_WHAT TO WORK ON_: Beginning with the first line below, please repeat the material exactly, ending with the line that includes "const pairs = (xs, ys)".

_GIVEN ENTRIES_:

------------------------

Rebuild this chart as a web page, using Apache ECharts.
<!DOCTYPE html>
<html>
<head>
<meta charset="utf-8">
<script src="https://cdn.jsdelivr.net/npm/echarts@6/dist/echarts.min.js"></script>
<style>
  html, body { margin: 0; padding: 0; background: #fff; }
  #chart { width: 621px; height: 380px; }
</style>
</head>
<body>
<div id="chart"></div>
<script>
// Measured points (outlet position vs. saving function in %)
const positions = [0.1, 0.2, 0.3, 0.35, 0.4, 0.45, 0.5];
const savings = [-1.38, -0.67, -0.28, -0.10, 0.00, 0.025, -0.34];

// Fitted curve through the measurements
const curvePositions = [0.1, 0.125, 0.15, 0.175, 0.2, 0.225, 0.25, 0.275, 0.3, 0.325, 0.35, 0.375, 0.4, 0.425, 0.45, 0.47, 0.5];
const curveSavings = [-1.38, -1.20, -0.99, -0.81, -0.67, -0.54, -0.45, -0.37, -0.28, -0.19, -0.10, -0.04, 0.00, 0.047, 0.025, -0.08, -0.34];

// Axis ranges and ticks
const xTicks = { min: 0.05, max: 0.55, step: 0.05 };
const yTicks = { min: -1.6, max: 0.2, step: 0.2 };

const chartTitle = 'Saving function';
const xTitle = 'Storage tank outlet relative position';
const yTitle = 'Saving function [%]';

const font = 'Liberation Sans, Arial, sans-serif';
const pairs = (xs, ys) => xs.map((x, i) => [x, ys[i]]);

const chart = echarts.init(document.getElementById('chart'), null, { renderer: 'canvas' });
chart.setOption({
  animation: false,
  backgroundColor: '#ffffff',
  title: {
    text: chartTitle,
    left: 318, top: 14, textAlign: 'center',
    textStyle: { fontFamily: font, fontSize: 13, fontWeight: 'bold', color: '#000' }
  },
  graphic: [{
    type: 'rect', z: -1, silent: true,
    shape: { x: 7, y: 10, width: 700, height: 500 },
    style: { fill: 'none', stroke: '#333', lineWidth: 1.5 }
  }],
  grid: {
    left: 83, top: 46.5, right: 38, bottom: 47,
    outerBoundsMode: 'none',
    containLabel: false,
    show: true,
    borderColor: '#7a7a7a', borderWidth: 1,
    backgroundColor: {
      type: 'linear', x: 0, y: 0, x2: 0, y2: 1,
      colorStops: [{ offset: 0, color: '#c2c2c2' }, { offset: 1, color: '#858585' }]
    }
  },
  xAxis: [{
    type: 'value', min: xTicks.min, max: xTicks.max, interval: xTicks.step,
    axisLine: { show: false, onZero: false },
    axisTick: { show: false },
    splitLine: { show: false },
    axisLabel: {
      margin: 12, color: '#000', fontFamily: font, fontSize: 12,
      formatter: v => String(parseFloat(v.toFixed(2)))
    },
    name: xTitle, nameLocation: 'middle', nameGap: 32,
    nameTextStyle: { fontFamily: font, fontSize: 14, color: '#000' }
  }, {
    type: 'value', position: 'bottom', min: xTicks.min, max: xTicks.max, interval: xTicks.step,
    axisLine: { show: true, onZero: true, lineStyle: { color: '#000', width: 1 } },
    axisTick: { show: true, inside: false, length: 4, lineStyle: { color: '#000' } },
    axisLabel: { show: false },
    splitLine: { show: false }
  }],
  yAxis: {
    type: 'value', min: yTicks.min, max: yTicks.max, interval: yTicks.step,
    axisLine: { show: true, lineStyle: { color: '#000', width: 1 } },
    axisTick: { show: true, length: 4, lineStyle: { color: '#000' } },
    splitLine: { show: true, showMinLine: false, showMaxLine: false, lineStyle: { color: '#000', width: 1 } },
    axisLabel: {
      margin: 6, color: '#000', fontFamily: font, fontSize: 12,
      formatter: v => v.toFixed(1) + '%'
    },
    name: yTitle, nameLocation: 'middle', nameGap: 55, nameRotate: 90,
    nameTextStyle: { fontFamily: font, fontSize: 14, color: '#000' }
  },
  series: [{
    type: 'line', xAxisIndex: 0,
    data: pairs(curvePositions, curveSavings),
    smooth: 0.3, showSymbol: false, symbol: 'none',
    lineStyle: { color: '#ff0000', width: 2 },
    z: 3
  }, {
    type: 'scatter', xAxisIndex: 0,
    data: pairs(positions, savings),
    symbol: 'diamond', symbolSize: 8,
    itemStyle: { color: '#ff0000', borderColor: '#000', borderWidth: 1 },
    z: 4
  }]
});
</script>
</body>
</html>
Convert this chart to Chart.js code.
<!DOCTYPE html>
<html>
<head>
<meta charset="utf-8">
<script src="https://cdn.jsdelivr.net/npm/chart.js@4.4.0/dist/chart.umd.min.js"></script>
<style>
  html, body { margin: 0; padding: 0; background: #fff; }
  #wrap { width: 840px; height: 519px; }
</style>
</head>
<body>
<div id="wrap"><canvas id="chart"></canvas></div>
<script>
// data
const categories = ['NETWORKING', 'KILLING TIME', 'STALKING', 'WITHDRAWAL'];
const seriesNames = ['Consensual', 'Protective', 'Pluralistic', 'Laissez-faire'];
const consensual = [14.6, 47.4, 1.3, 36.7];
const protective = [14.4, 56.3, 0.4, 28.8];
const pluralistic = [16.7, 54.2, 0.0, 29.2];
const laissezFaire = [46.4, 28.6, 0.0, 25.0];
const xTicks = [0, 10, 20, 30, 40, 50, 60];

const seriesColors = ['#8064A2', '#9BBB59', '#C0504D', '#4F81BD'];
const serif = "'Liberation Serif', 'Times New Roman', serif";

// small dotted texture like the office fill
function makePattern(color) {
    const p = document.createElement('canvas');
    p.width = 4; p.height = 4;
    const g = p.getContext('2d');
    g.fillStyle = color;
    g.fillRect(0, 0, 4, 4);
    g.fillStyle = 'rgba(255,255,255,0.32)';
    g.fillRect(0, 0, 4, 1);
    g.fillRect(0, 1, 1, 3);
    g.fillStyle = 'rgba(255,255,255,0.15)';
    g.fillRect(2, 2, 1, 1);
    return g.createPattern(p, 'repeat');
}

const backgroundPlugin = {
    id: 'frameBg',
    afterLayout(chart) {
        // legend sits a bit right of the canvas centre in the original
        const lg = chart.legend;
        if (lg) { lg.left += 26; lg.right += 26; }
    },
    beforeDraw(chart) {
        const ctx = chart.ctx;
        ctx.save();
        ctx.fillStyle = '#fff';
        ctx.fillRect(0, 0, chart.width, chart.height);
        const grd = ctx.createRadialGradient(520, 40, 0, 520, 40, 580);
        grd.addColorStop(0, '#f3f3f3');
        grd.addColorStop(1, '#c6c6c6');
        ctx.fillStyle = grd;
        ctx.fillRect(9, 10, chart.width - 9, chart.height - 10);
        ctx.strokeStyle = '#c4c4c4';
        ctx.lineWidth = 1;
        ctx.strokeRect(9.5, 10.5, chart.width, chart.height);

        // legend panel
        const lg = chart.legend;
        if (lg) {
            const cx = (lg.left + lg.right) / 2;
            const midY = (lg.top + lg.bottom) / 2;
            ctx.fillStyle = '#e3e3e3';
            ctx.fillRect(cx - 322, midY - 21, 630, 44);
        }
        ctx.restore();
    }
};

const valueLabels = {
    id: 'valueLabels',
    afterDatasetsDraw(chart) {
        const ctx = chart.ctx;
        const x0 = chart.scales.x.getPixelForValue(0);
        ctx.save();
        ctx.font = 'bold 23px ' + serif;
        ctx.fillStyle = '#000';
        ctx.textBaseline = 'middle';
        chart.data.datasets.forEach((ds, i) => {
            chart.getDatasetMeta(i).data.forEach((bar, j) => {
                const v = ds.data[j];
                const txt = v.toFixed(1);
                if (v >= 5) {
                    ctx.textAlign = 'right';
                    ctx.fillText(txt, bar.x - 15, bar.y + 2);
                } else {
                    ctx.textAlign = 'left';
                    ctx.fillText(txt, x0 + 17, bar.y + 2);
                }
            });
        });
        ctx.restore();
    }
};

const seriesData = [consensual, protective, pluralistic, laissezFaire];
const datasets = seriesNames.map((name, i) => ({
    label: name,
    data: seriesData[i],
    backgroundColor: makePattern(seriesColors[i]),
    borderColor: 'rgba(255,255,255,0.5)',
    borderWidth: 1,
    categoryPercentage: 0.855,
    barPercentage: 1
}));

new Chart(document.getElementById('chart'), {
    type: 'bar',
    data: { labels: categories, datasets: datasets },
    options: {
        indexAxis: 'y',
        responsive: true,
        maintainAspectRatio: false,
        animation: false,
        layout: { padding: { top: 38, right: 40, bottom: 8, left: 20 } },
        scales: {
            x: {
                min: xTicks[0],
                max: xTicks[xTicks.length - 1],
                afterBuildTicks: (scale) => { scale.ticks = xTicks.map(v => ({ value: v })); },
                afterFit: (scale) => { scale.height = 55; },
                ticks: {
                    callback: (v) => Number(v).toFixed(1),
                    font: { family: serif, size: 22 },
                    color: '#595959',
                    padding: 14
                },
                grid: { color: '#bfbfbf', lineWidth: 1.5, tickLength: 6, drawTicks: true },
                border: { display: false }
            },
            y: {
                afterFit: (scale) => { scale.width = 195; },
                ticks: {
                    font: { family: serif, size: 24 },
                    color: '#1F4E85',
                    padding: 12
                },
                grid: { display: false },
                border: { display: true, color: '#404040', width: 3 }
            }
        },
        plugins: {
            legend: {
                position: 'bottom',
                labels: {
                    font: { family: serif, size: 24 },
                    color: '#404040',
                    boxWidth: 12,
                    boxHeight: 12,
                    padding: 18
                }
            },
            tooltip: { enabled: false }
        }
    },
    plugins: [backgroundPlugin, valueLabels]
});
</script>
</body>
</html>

------------------------

_WRITTEN ANSWER_:
Rebuild this chart as a web page, using Apache ECharts.
<!DOCTYPE html>
<html>
<head>
<meta charset="utf-8">
<script src="https://cdn.jsdelivr.net/npm/echarts@6/dist/echarts.min.js"></script>
<style>
  html, body { margin: 0; padding: 0; background: #fff; }
  #chart { width: 621px; height: 380px; }
</style>
</head>
<body>
<div id="chart"></div>
<script>
// Measured points (outlet position vs. saving function in %)
const positions = [0.1, 0.2, 0.3, 0.35, 0.4, 0.45, 0.5];
const savings = [-1.38, -0.67, -0.28, -0.10, 0.00, 0.025, -0.34];

// Fitted curve through the measurements
const curvePositions = [0.1, 0.125, 0.15, 0.175, 0.2, 0.225, 0.25, 0.275, 0.3, 0.325, 0.35, 0.375, 0.4, 0.425, 0.45, 0.47, 0.5];
const curveSavings = [-1.38, -1.20, -0.99, -0.81, -0.67, -0.54, -0.45, -0.37, -0.28, -0.19, -0.10, -0.04, 0.00, 0.047, 0.025, -0.08, -0.34];

// Axis ranges and ticks
const xTicks = { min: 0.05, max: 0.55, step: 0.05 };
const yTicks = { min: -1.6, max: 0.2, step: 0.2 };

const chartTitle = 'Saving function';
const xTitle = 'Storage tank outlet relative position';
const yTitle = 'Saving function [%]';

const font = 'Liberation Sans, Arial, sans-serif';
const pairs = (xs, ys) => xs.map((x, i) => [x, ys[i]]);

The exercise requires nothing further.